(Fat Possum; 2009)
By Conrad Amenta | 29 January 2009
Andrew Bird is that mixed blessing of an artist who doesn’t fully make sense until you see him play live. He’s a marvel of careful coordination, looping guitar, vocals, violin, xylophone, and his scaling whistle, all while holding fast to pop structures. It would be easier for him if he’d simply build walls of texture and volume, but then he wouldn’t so fully inhabit his world-weary troubadour character. And there’s the crux: Bird’s live performances are simply more evidence that he places his personality—his politics, his verbosity, his penchant for flippant eccentricity—at the eye of his musical weather systems. So when Bird sings “From proto-Sanskrit Minoans / to porto-centric Lisboans” on Noble Beast, his fifth solo album, he’s not only writing from the space he’s so carefully carved out for himself, he’s also getting perilously close to satirizing himself.
Get this man a regular collaborator, someone to reign in his more idiosyncratic tendencies. Dosh often played the part of contrapuntal percussionist, and helped Bird to strategically co-opt his own crescendos thereby subverting, or whatever, the listener’s expectations for an easy rush. It was a refreshing anti-catharsis, all static electricity in the air and taut nerves. The more I think about it, the more it feels like Bird is unintentionally positing opposites to Arcade Fire—a single person rather than a sprawling collective, hyper-literate lyrics rather than wordless chanting, and a formula that never peaks. This approach is still in place with each song on Noble Beast (and mini-song instrumental departures) comprising a rarely unsettled body of water. Where there’s difference is the effable polish of this work, similar to 2007’s Armchair Apocrypha, that rather than reveal the understandably frayed edges of a solo album’s personal exposition decides instead to buff clear each mote and flaw.

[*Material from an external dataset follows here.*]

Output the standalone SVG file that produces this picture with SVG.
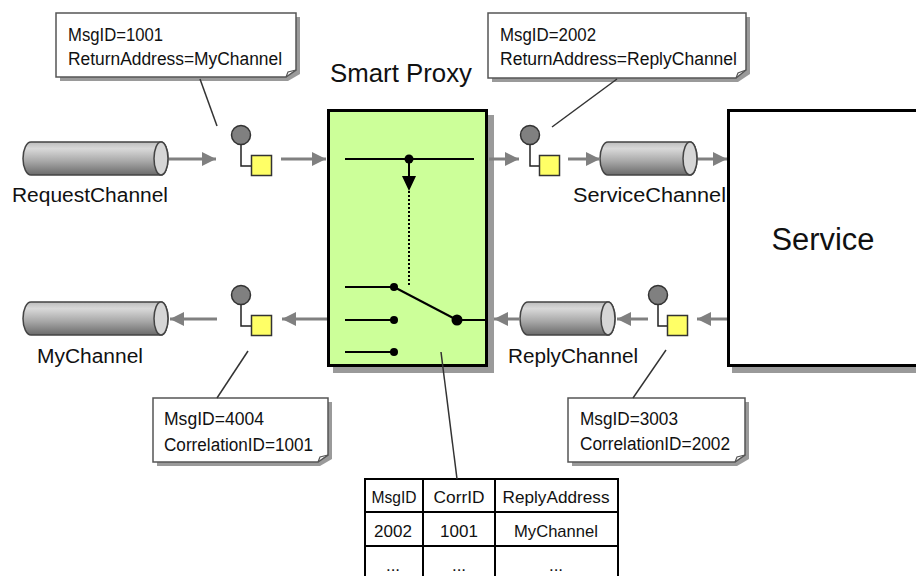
<svg xmlns="http://www.w3.org/2000/svg" width="916" height="576" viewBox="0 0 916 576">
<style>
  text { font-family: "Liberation Sans", Arial, sans-serif; fill: #111; }
  .note { fill: #fff; stroke: #555; stroke-width: 1.5; }
  .noteShadow { fill: #9a9a9a; }
  .nt { font-size: 18px; }
  .lbl { font-size: 20px; }
  .cylBody { fill: url(#cylGrad); stroke: #444; stroke-width: 1.5; }
  .cylCap { fill: #d6d6d6; stroke: #444; stroke-width: 1.5; }
  .flow { stroke: #808080; stroke-width: 3; fill: none; marker-end: url(#gArrow); }
  .pointer { stroke: #333; stroke-width: 1.5; fill: none; }
  .msgCircle { fill: #808080; stroke: #333; stroke-width: 1.5; }
  .msgSquare { fill: #ffff66; stroke: #333; stroke-width: 1.5; }
  .msgLink { stroke: #222; stroke-width: 1.5; fill: none; }
  .tbl { fill: #fff; stroke: #000; stroke-width: 2; }
  .tt { font-size: 17px; text-anchor: middle; }
</style>
<defs>
  <linearGradient id="cylGrad" x1="0" y1="0" x2="0" y2="1">
    <stop offset="0" stop-color="#bdbdbd"/>
    <stop offset="0.2" stop-color="#d9d9d9"/>
    <stop offset="0.6" stop-color="#a6a6a6"/>
    <stop offset="1" stop-color="#6a6a6a"/>
  </linearGradient>
  <marker id="gArrow" markerUnits="userSpaceOnUse" markerWidth="15" markerHeight="14" refX="14" refY="7" orient="auto">
    <path d="M0,0 L14,7 L0,14 Z" fill="#808080"/>
  </marker>
</defs>

<!-- Notes -->
<g id="note1">
  <path class="noteShadow" d="M60,17 H300 V74 L288,81 H60 Z"/>
  <path class="note" d="M56,13 H296 V70 L286,77 H56 Z"/>
  <path d="M286,77 L288,72 L296,70" fill="none" stroke="#555" stroke-width="1.2"/>
  <text class="nt" x="68" y="41" textLength="95" lengthAdjust="spacingAndGlyphs">MsgID=1001</text>
  <text class="nt" x="68" y="65" textLength="214" lengthAdjust="spacingAndGlyphs">ReturnAddress=MyChannel</text>
</g>
<g id="note2">
  <path class="noteShadow" d="M492,17 H750 V74 L738,82 H492 Z"/>
  <path class="note" d="M488,13 H746 V70 L736,78 H488 Z"/>
  <path d="M736,78 L738,73 L746,70" fill="none" stroke="#555" stroke-width="1.2"/>
  <text class="nt" x="500" y="41" textLength="96" lengthAdjust="spacingAndGlyphs">MsgID=2002</text>
  <text class="nt" x="500" y="65" textLength="237" lengthAdjust="spacingAndGlyphs">ReturnAddress=ReplyChannel</text>
</g>
<g id="note3">
  <path class="noteShadow" d="M157,402 H332 V459 L320,466 H157 Z"/>
  <path class="note" d="M153,398 H328 V455 L318,462 H153 Z"/>
  <path d="M318,462 L320,457 L328,455" fill="none" stroke="#555" stroke-width="1.2"/>
  <text class="nt" x="164" y="425" textLength="100" lengthAdjust="spacingAndGlyphs">MsgID=4004</text>
  <text class="nt" x="164" y="451" textLength="149" lengthAdjust="spacingAndGlyphs">CorrelationID=1001</text>
</g>
<g id="note4">
  <path class="noteShadow" d="M572,402 H749 V459 L737,466 H572 Z"/>
  <path class="note" d="M568,398 H745 V455 L735,462 H568 Z"/>
  <path d="M735,462 L737,457 L745,455" fill="none" stroke="#555" stroke-width="1.2"/>
  <text class="nt" x="580" y="425" textLength="98" lengthAdjust="spacingAndGlyphs">MsgID=3003</text>
  <text class="nt" x="580" y="450" textLength="150" lengthAdjust="spacingAndGlyphs">CorrelationID=2002</text>
</g>

<!-- Channels -->
<g id="requestChannel">
  <path class="cylBody" d="M31,142 H161 A7,16.5 0 0 1 161,175 H31 A8,16.5 0 0 1 31,142 Z"/>
  <ellipse class="cylCap" cx="161" cy="158.5" rx="7" ry="16.5"/>
  <text class="lbl" x="12" y="202" textLength="156" lengthAdjust="spacingAndGlyphs">RequestChannel</text>
</g>
<g id="serviceChannel">
  <path class="cylBody" d="M608,142 H690 A7,16.5 0 0 1 690,175 H608 A8,16.5 0 0 1 608,142 Z"/>
  <ellipse class="cylCap" cx="690" cy="158.5" rx="7" ry="16.5"/>
  <text class="lbl" x="573" y="202" textLength="153" lengthAdjust="spacingAndGlyphs">ServiceChannel</text>
</g>
<g id="myChannel">
  <path class="cylBody" d="M31,302 H161 A7,16.5 0 0 1 161,335 H31 A8,16.5 0 0 1 31,302 Z"/>
  <ellipse class="cylCap" cx="161" cy="318.5" rx="7" ry="16.5"/>
  <text class="lbl" x="37" y="363" textLength="106" lengthAdjust="spacingAndGlyphs">MyChannel</text>
</g>
<g id="replyChannel">
  <path class="cylBody" d="M528,302 H608 A7,16.5 0 0 1 608,335 H528 A8,16.5 0 0 1 528,302 Z"/>
  <ellipse class="cylCap" cx="608" cy="318.5" rx="7" ry="16.5"/>
  <text class="lbl" x="508" y="363" textLength="130" lengthAdjust="spacingAndGlyphs">ReplyChannel</text>
</g>

<!-- Messages -->
<g id="msg1">
  <path class="msgLink" d="M241,140 V166 H252"/>
  <circle class="msgCircle" cx="241" cy="135" r="9.5"/>
  <rect class="msgSquare" x="251.5" y="155.5" width="20" height="20"/>
</g>
<g id="msg2">
  <path class="msgLink" d="M530,140 V166 H540"/>
  <circle class="msgCircle" cx="530" cy="135" r="9.5"/>
  <rect class="msgSquare" x="539.5" y="155.5" width="20" height="20"/>
</g>
<g id="msg3">
  <path class="msgLink" d="M241,300 V326 H252"/>
  <circle class="msgCircle" cx="241" cy="295" r="9.5"/>
  <rect class="msgSquare" x="251.5" y="315.5" width="20" height="20"/>
</g>
<g id="msg4">
  <path class="msgLink" d="M658,300 V326 H668"/>
  <circle class="msgCircle" cx="658" cy="295" r="9.5"/>
  <rect class="msgSquare" x="667.5" y="315.5" width="20" height="20"/>
</g>

<!-- Smart Proxy -->
<g id="smartProxy">
  <text x="330" y="82" font-size="25" textLength="142" lengthAdjust="spacingAndGlyphs">Smart Proxy</text>
  <rect x="333" y="115" width="161" height="258" fill="#9a9a9a"/>
  <rect x="328.5" y="110.5" width="158" height="255" fill="#ccff99" stroke="#000" stroke-width="3"/>
  <line x1="345" y1="159" x2="474" y2="159" stroke="#000" stroke-width="2"/>
  <circle cx="409" cy="159" r="4.5" fill="#000"/>
  <line x1="409" y1="159" x2="409" y2="178" stroke="#000" stroke-width="2"/>
  <path d="M402,176 L416,176 L409,191 Z" fill="#000"/>
  <line x1="409" y1="191" x2="409" y2="286" stroke="#000" stroke-width="2" stroke-dasharray="2 2"/>
  <line x1="345" y1="287" x2="394" y2="287" stroke="#000" stroke-width="2"/>
  <line x1="345" y1="320" x2="394" y2="320" stroke="#000" stroke-width="2"/>
  <line x1="345" y1="352" x2="394" y2="352" stroke="#000" stroke-width="2"/>
  <circle cx="394" cy="287" r="4" fill="#000"/>
  <circle cx="394" cy="320" r="4" fill="#000"/>
  <circle cx="394" cy="352" r="4" fill="#000"/>
  <line x1="394" y1="287" x2="457" y2="320" stroke="#000" stroke-width="2"/>
  <line x1="457" y1="320" x2="486" y2="320" stroke="#000" stroke-width="2"/>
  <circle cx="457" cy="320" r="5.5" fill="#000"/>
</g>

<!-- Service -->
<g id="service">
  <rect x="732" y="115" width="200" height="258" fill="#9a9a9a"/>
  <rect x="728.5" y="110.5" width="200" height="255" fill="#fff" stroke="#000" stroke-width="3"/>
  <text x="823" y="250" font-size="31" text-anchor="middle" textLength="103" lengthAdjust="spacingAndGlyphs">Service</text>
</g>

<!-- Table -->
<g id="table">
  <rect class="tbl" x="365" y="479" width="253" height="110"/>
  <line x1="365" y1="512" x2="618" y2="512" stroke="#000" stroke-width="2"/>
  <line x1="365" y1="546" x2="618" y2="546" stroke="#000" stroke-width="2"/>
  <line x1="423" y1="479" x2="423" y2="580" stroke="#000" stroke-width="2"/>
  <line x1="495" y1="479" x2="495" y2="580" stroke="#000" stroke-width="2"/>
  <text class="tt" x="394" y="503" textLength="45" lengthAdjust="spacingAndGlyphs">MsgID</text>
  <text class="tt" x="459" y="503" textLength="51" lengthAdjust="spacingAndGlyphs">CorrID</text>
  <text class="tt" x="556" y="503" textLength="107" lengthAdjust="spacingAndGlyphs">ReplyAddress</text>
  <text class="tt" x="393" y="537">2002</text>
  <text class="tt" x="459" y="537">1001</text>
  <text class="tt" x="556" y="537" textLength="84" lengthAdjust="spacingAndGlyphs">MyChannel</text>
  <text class="tt" x="393" y="571">...</text>
  <text class="tt" x="459" y="571">...</text>
  <text class="tt" x="556" y="571">...</text>
</g>

<!-- Connectors -->
<g id="connectors">
  <line class="flow" x1="169" y1="159" x2="216" y2="159"/>
  <line class="flow" x1="281" y1="159" x2="326" y2="159"/>
  <line class="flow" x1="489" y1="159" x2="519" y2="159"/>
  <line class="flow" x1="568" y1="159" x2="600" y2="159"/>
  <line class="flow" x1="698" y1="159" x2="727" y2="159"/>
  <line class="flow" x1="727" y1="319" x2="697" y2="319"/>
  <line class="flow" x1="648" y1="319" x2="617" y2="319"/>
  <line class="flow" x1="520" y1="319" x2="494" y2="319"/>
  <line class="flow" x1="327" y1="319" x2="282" y2="319"/>
  <line class="flow" x1="217" y1="319" x2="170" y2="319"/>
  <line class="pointer" x1="200" y1="79" x2="217" y2="126"/>
  <line class="pointer" x1="617" y1="79" x2="552" y2="127"/>
  <line class="pointer" x1="248" y1="351" x2="217" y2="398"/>
  <line class="pointer" x1="666" y1="350" x2="633" y2="398"/>
  <line class="pointer" x1="441" y1="352" x2="457" y2="479"/>
</g>
</svg>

Live versions of what I imagine for many will be the album’s highlight “Not a Robot, But a Ghost” have bobbed around for a while. The mild interest generated by the prospect that the song would here be presented with streamlined studio technique, mimicking the well-produced electronic percussion that drives it, is catered to in a gesture I consider both handy and obvious. “Anonanimal” follows suite, combining the album’s best melodies with an interlocking rhythm that unfortunately presses through one too many permutations. Noble Beast overcomplicates what should be a simpler formula; the meat is in Bird’s performances, the virtuoso skills at his disposal, not the antiseptic display of distorted guitar tones that the album’s best song unfortunately resorts to in its final section.

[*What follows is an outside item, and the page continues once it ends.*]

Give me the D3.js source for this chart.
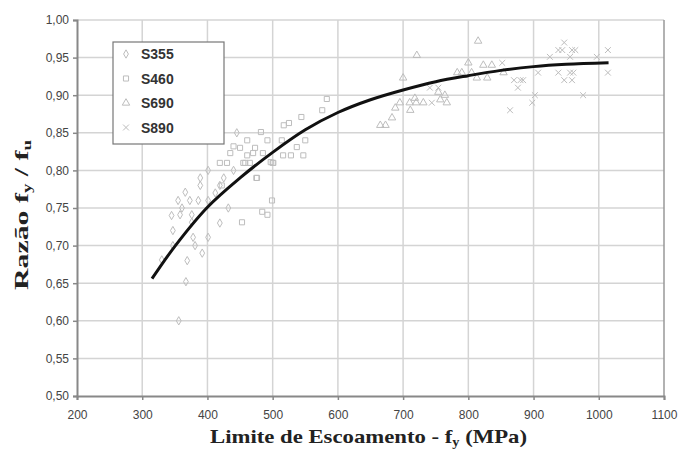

And everywhere Bird’s lyrical prowess is the hand that holds all the cards, be it winning or losing. Compare him to the Walkmen’s Hamilton Leithauser, another lyricist who, having snatched at our hearts with his early endeavors, swiveled his thematic survey for last year’s You & Me. Leithauser is proof positive that a subtle change in lyrics can transform a band’s direction significantly. For Bird, it’s a twist of already overcomplicated lines into unrecognizable displays of vocabulary or forced imagery, such as on “Fitz and Dizzyspells,” during which he assembles the following broken mirror of overwrought ideas: “Lava flows over crooks and craggy cliffs to the ocean and explodes in a steam heat fevered cyclical motion has a name but the name goes unspoken it’s in vain cause the language is broken, so cast your own, cast your own, soldier on.” Outside of the realm of phonoaesthetics and the possibilities that such types of appreciation for words conjures, that kind of passage can only contain exactly as much or as little meaning as the listener wants it to, which is exactly as much or as little as the hum of a refrigerator or the drip from an air conditioner.
Bird is obviously an extraordinarily talented performer, one I’ve watched and enjoyed and whose music I’ve thought about for hours afterwards. When he played I felt I more fully understood that his music is the soundtrack to the musician-as-island: the self-isolated genius figure that, by eschewing writing partners, is left to walk in circles and cut tracks in the dirt. But I’m left finally to also conclude that his albums are shades of their live counterparts, the limited means of a person bailing out his own personal ocean.